#### WHAT IS EXPECTED:
Leaving out every picture, copy the lines of the data exactly, from the first through the line containing "Bar, XAxis, YAxis".

#### DATA EXTRACT:
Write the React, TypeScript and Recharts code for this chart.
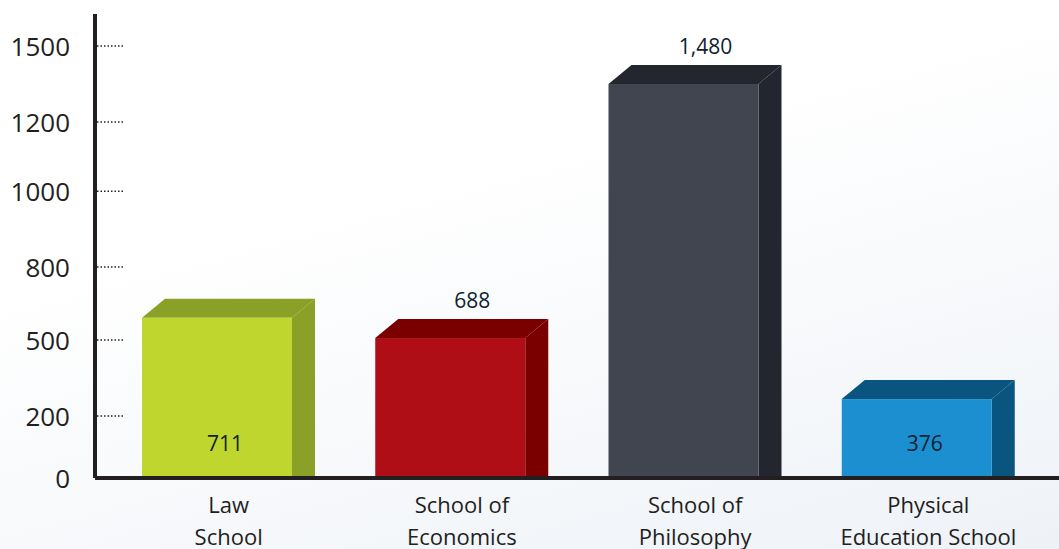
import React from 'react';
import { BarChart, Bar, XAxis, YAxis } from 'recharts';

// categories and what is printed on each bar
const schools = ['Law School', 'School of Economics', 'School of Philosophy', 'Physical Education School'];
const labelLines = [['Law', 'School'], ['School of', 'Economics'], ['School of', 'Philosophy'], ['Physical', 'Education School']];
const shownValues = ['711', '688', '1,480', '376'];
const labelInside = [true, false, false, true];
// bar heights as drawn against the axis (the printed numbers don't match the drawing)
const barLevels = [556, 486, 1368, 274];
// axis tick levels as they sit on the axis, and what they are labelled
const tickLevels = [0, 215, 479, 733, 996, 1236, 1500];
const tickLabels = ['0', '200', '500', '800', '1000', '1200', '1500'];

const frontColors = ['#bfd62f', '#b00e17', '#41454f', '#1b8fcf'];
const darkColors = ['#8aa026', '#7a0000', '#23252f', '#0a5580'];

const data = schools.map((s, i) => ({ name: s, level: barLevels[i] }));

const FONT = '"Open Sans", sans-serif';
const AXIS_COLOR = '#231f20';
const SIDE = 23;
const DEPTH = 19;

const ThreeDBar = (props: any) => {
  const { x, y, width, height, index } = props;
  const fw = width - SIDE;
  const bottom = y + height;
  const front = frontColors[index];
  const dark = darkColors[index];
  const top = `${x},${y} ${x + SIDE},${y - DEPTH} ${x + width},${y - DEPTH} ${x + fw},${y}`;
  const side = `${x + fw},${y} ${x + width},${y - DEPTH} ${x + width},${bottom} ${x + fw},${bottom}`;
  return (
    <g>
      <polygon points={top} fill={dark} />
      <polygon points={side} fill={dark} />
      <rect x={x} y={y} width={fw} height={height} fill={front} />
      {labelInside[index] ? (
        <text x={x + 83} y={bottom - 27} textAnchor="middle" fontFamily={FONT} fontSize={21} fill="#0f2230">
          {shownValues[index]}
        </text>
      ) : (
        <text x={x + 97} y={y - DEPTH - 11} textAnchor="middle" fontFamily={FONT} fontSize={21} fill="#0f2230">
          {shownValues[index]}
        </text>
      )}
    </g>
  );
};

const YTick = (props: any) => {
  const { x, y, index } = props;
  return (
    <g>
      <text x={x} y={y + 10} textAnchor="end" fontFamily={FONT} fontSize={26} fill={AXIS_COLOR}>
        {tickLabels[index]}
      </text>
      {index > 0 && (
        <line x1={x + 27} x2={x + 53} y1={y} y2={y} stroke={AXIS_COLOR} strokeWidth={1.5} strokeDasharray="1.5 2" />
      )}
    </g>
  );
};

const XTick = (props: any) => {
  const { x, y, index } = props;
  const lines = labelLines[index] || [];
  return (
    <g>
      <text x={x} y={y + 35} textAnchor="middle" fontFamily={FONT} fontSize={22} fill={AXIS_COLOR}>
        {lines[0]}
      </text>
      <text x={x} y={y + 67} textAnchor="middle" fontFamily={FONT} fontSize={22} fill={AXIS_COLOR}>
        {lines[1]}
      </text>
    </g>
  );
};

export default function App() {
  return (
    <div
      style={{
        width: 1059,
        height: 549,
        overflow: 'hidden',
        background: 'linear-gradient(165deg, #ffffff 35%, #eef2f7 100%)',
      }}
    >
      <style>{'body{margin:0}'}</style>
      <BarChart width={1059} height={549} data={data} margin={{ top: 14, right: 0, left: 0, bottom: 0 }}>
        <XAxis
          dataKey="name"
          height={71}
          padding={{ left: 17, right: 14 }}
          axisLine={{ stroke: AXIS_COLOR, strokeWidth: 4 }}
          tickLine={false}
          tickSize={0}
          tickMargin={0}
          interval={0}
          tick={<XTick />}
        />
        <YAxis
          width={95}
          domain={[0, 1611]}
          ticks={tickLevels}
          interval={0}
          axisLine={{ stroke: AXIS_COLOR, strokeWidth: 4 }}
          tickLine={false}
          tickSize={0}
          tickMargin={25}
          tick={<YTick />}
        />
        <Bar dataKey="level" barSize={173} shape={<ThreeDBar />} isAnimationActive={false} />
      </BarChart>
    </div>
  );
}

#### SOLUTION:
Write the React, TypeScript and Recharts code for this chart.
import React from 'react';
import { BarChart, Bar, XAxis, YAxis } from 'recharts';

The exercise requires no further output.